The assumptions underlying these differing accounts are often implicit, which further contributes to the ambiguity surrounding the term inasmuch as in various studies, organizational knowledge may equally denote knowledge in, of, and by the organization. Thus, in some studies, the organization may be seen primarily as a repository for the creation, retention, and exploitation of hard forms of knowledge. Conversely, other studies take a softer view and present organizational knowledge as the glue that binds actors and artifacts together in action. And yet others see the organization itself as an actor, able to learn from and adapt to its environment.

As a result of these differences in perspective, there is a lack of consensus, not only as to what knowledge is, but also as to what makes it an organizational rather than a personal or group attribute. In some accounts, organizational knowledge is little more, or less, than the aggregation of individual knowledge and skills. In others, there is greater attention to the interweaving of knowledge and organizing processes. In these accounts, organizational knowledge is still created through the learning of individuals and teams, but this learning is captured in the form of rules, standards, and routines and applied across the organization as a whole.

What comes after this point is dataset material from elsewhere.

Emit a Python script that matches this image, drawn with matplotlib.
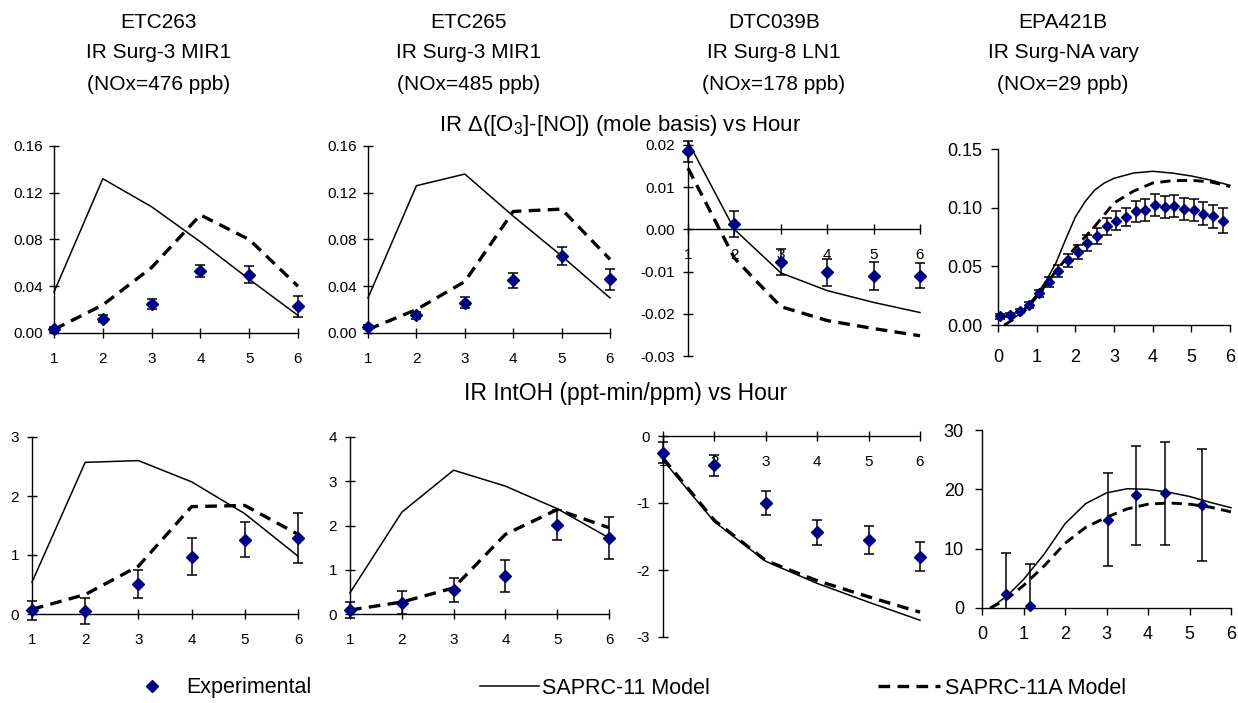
"""IR surrogate reactivity plots: experimental vs SAPRC-11 / SAPRC-11A model."""
import matplotlib

matplotlib.use("Agg")
from matplotlib import pyplot as plt
from matplotlib.lines import Line2D
from matplotlib.ticker import FormatStrFormatter

plt.rcParams["font.family"] = ["Liberation Sans", "DejaVu Sans"]
plt.rcParams["mathtext.fontset"] = "custom"
plt.rcParams["mathtext.rm"] = "Liberation Sans"
plt.rcParams["axes.unicode_minus"] = False

# ---- data -------------------------------------------------------------
hours = [1, 2, 3, 4, 5, 6]

# IR d(O3-NO), mole basis
etc263_do3_exp = [0.003, 0.012, 0.025, 0.053, 0.050, 0.023]
etc263_do3_err = [0.002, 0.003, 0.0045, 0.0055, 0.007, 0.009]
etc263_do3_s11 = [0.035, 0.132, 0.108, 0.078, 0.046, 0.015]
etc263_do3_s11a = [0.003, 0.024, 0.056, 0.101, 0.080, 0.040]

etc265_do3_exp = [0.005, 0.015, 0.026, 0.045, 0.066, 0.046]
etc265_do3_err = [0.002, 0.003, 0.005, 0.0065, 0.0075, 0.009]
etc265_do3_s11 = [0.030, 0.126, 0.136, 0.100, 0.066, 0.030]
etc265_do3_s11a = [0.003, 0.020, 0.044, 0.104, 0.106, 0.063]

dtc039b_do3_exp = [0.0185, 0.0013, -0.0077, -0.0102, -0.011, -0.011]
dtc039b_do3_err = [0.0025, 0.003, 0.003, 0.0033, 0.0033, 0.003]
dtc039b_do3_s11 = [0.0208, 0.0, -0.0103, -0.0145, -0.0173, -0.0197]
dtc039b_do3_s11a = [0.0145, -0.0068, -0.0183, -0.0216, -0.0235, -0.0252]

epa421b_t_exp = [0.06, 0.31, 0.56, 0.81, 1.06, 1.31, 1.56, 1.81, 2.06, 2.31, 2.56, 2.81,
                 3.06, 3.31, 3.56, 3.81, 4.06, 4.31, 4.56, 4.81, 5.06, 5.31, 5.56, 5.81]
epa421b_do3_exp = [0.0074, 0.0085, 0.012, 0.0168, 0.027, 0.0366, 0.046, 0.055, 0.062, 0.070,
                   0.076, 0.084, 0.089, 0.092, 0.097, 0.098, 0.1025, 0.1006, 0.1017, 0.099,
                   0.098, 0.095, 0.0926, 0.089]
epa421b_do3_err = [0.002, 0.002, 0.002, 0.0025, 0.003, 0.004, 0.005, 0.0055, 0.006, 0.007,
                   0.007, 0.0075, 0.008, 0.008, 0.009, 0.009, 0.0095, 0.0095, 0.0095, 0.0095,
                   0.0095, 0.0095, 0.010, 0.011]
epa421b_t_model = [0.17, 0.5, 0.75, 1.0, 1.25, 1.5, 1.75, 2.0, 2.25, 2.5, 2.75, 3.0,
                   3.5, 4.0, 4.5, 5.0, 5.5, 6.0]
epa421b_do3_s11 = [0.0, 0.008, 0.016, 0.026, 0.038, 0.053, 0.073, 0.092, 0.105, 0.115, 0.121,
                   0.125, 0.1295, 0.131, 0.1295, 0.127, 0.1235, 0.119]
epa421b_do3_s11a = [0.0, 0.007, 0.014, 0.024, 0.035, 0.046, 0.056, 0.066, 0.075, 0.084, 0.094,
                    0.104, 0.114, 0.121, 0.123, 0.1233, 0.122, 0.118]

# IR IntOH (ppt-min/ppm)
etc263_oh_exp = [0.06, 0.05, 0.51, 0.97, 1.26, 1.29]
etc263_oh_err = [0.16, 0.22, 0.24, 0.31, 0.30, 0.42]
etc263_oh_s11 = [0.54, 2.57, 2.60, 2.24, 1.70, 0.98]
etc263_oh_s11a = [0.08, 0.33, 0.81, 1.82, 1.84, 1.35]

etc265_oh_exp = [0.10, 0.25, 0.54, 0.86, 2.02, 1.72]
etc265_oh_err = [0.18, 0.26, 0.28, 0.36, 0.34, 0.48]
etc265_oh_s11 = [0.48, 2.30, 3.25, 2.89, 2.38, 1.72]
etc265_oh_s11a = [0.09, 0.27, 0.59, 1.80, 2.36, 1.95]

dtc039b_oh_exp = [-0.25, -0.44, -1.00, -1.44, -1.55, -1.80]
dtc039b_oh_err = [0.16, 0.16, 0.18, 0.19, 0.21, 0.22]
dtc039b_oh_s11 = [-0.36, -1.28, -1.87, -2.20, -2.48, -2.75]
dtc039b_oh_s11a = [-0.33, -1.26, -1.86, -2.16, -2.40, -2.63]

epa421b_t_oh_exp = [0.59, 1.15, 3.04, 3.72, 4.42, 5.29]
epa421b_oh_exp = [2.3, 0.4, 14.9, 19.0, 19.3, 17.4]
epa421b_oh_err = [6.9, 7.1, 7.9, 8.3, 8.7, 9.4]
epa421b_t_oh_model = [0.2, 0.6, 1.0, 1.5, 2.0, 2.5, 3.0, 3.5, 4.0, 4.5, 5.0, 5.5, 6.0]
epa421b_oh_s11 = [0.0, 2.0, 4.8, 9.1, 14.2, 17.6, 19.4, 20.1, 20.0, 19.5, 18.8, 17.8, 16.9]
epa421b_oh_s11a = [0.0, 1.5, 3.8, 7.1, 10.9, 13.6, 15.3, 16.7, 17.5, 17.7, 17.5, 17.0, 16.2]

run_names = ["ETC263", "ETC265", "DTC039B", "EPA421B"]
run_types = ["IR Surg-3 MIR1", "IR Surg-3 MIR1", "IR Surg-8 LN1", "IR Surg-NA vary"]
run_nox = ["(NOx=476 ppb)", "(NOx=485 ppb)", "(NOx=178 ppb)", "(NOx=29 ppb)"]

# ---- layout -----------------------------------------------------------
W, H = 1238, 703
fig = plt.figure(figsize=(W / 100, H / 100), dpi=100)

NAVY = "#000080"
DASH = (0, (3.5, 2.2))


def panel(x0, x1, ytop, ybot):
    return fig.add_axes([x0 / W, 1 - ybot / H, (x1 - x0) / W, (ybot - ytop) / H])


def draw(ax, tx, exp, err, tm, s11, s11a, xlim, ylim, yticks, yfmt,
         big=False, axis_at_zero=False, clip_err=False, xpad=10.5, ypad=4.5):
    ax.plot(tm, s11, color="black", lw=1.1, clip_on=False, zorder=2)
    ax.plot(tm, s11a, color="black", lw=2.1 if big else 2.4, ls=DASH, clip_on=False, zorder=2)
    ax.errorbar(tx, exp, yerr=err, fmt="none", ecolor="black", elinewidth=1.1,
                capsize=3.6, capthick=1.1, clip_on=clip_err, zorder=3)
    ax.plot(tx, exp, "D", color=NAVY, ms=5.6 if big else 6.4, mec=NAVY,
            clip_on=False, zorder=4)
    ax.set_xlim(*xlim)
    ax.set_ylim(*ylim)
    ax.set_xticks(range(int(xlim[0]), int(xlim[1]) + 1))
    ax.set_yticks(yticks)
    ax.yaxis.set_major_formatter(FormatStrFormatter(yfmt))
    for s in ("top", "right"):
        ax.spines[s].set_visible(False)
    for s in ("left", "bottom"):
        ax.spines[s].set_linewidth(1.0)
    if axis_at_zero:
        ax.spines["bottom"].set_position(("data", 0))
    if big:
        ax.tick_params(direction="out", length=5, width=1.0, labelsize=13)
    else:
        ax.tick_params(direction="inout", length=6.5, width=1.0, labelsize=11)
    ax.tick_params(axis="x", pad=xpad)
    ax.tick_params(axis="y", pad=ypad)
    ax.patch.set_visible(False)


# top row: IR d(O3-NO)
ax = panel(54, 298, 146, 333)
draw(ax, hours, etc263_do3_exp, etc263_do3_err, hours, etc263_do3_s11,
     etc263_do3_s11a, (1, 6), (0, 0.16), [0, 0.04, 0.08, 0.12, 0.16], "%.2f")

ax = panel(368, 610, 146, 333)
draw(ax, hours, etc265_do3_exp, etc265_do3_err, hours, etc265_do3_s11,
     etc265_do3_s11a, (1, 6), (0, 0.16), [0, 0.04, 0.08, 0.12, 0.16], "%.2f")

ax = panel(688, 920, 145, 356)
draw(ax, hours, dtc039b_do3_exp, dtc039b_do3_err, hours, dtc039b_do3_s11,
     dtc039b_do3_s11a, (1, 6), (-0.03, 0.02),
     [-0.03, -0.02, -0.01, 0, 0.01, 0.02], "%.2f", axis_at_zero=True, ypad=6)

ax = panel(998, 1230, 149, 325)
draw(ax, epa421b_t_exp, epa421b_do3_exp, epa421b_do3_err, epa421b_t_model,
     epa421b_do3_s11, epa421b_do3_s11a, (0, 6), (0, 0.15),
     [0, 0.05, 0.10, 0.15], "%.2f", big=True, xpad=12, ypad=6)

# bottom row: IR IntOH
ax = panel(32, 298, 437, 614)
draw(ax, hours, etc263_oh_exp, etc263_oh_err, hours, etc263_oh_s11,
     etc263_oh_s11a, (1, 6), (0, 3), [0, 1, 2, 3], "%d", ypad=6)

ax = panel(350, 609, 437, 614)
draw(ax, hours, etc265_oh_exp, etc265_oh_err, hours, etc265_oh_s11,
     etc265_oh_s11a, (1, 6), (0, 4), [0, 1, 2, 3, 4], "%d", ypad=6)

ax = panel(663, 920, 436, 637)
draw(ax, hours, dtc039b_oh_exp, dtc039b_oh_err, hours, dtc039b_oh_s11,
     dtc039b_oh_s11a, (1, 6), (-3, 0), [-3, -2, -1, 0], "%d", axis_at_zero=True, ypad=6)

ax = panel(982, 1231, 430, 608)
draw(ax, epa421b_t_oh_exp, epa421b_oh_exp, epa421b_oh_err, epa421b_t_oh_model,
     epa421b_oh_s11, epa421b_oh_s11a, (0, 6), (0, 30),
     [0, 10, 20, 30], "%d", big=True, clip_err=True, xpad=8, ypad=8)

# ---- text -------------------------------------------------------------
for cx, name, kind, nox in zip([159, 469, 774, 1063], run_names, run_types, run_nox):
    for y, s in zip([22, 53, 85], [name, kind, nox]):
        fig.text(cx / W, 1 - y / H, s, ha="center", va="center", fontsize=15)

fig.text(620 / W, 1 - 125 / H, r"IR $\Delta$([O$_\mathregular{3}$]-[NO]) (mole basis) vs Hour",
         ha="center", va="center", fontsize=16)
fig.text(626 / W, 1 - 393 / H, "IR IntOH (ppt-min/ppm) vs Hour",
         ha="center", va="center", fontsize=16.5)

# ---- legend -----------------------------------------------------------
h_exp = Line2D([], [], ls="none", marker="D", ms=6.4, color=NAVY)
h_s11 = Line2D([], [], color="black", lw=1.1)
h_s11a = Line2D([], [], color="black", lw=2.4, ls=DASH)
for h, lab, x, hl, pad in [(h_exp, "Experimental", 140, 1.1, 1.05),
                           (h_s11, "SAPRC-11 Model", 480, 2.75, 0.15),
                           (h_s11a, "SAPRC-11A Model", 878, 2.9, 0.2)]:
    fig.legend(handles=[h], labels=[lab], loc="center left",
               bbox_to_anchor=(x / W, 1 - 688 / H), frameon=False, fontsize=15.5,
               handlelength=hl, handletextpad=pad, borderpad=0, borderaxespad=0)

fig.savefig("out.png", dpi=100)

This diversity in views is growing, with more-recent contributions questioning many of the assumptions of the established literature. Despite, or perhaps because of, this growing diversity, the concept of organizational knowledge plays an increasingly important role in debates across a wide range of academic fields, including economics, strategic management, information systems, and organization studies. Significantly, much of the established literature on organizational knowledge derives from studies in the organizational learning field and as such can be traced back to the work of James March and Herbert Simon. Although this field has spawned many different studies of organizational knowledge, such studies tend to share the cognitivist view of knowledge that informed that earlier work. This view focuses on the cognitive construction of reality: the idea that mental processes of search, reflection, and adaptation are the key to understanding how organizations respond to their environments. In the earlier work, in particular, the hard view of organizational knowledge was predominant, and authors likened such knowledge to the programming of a computer.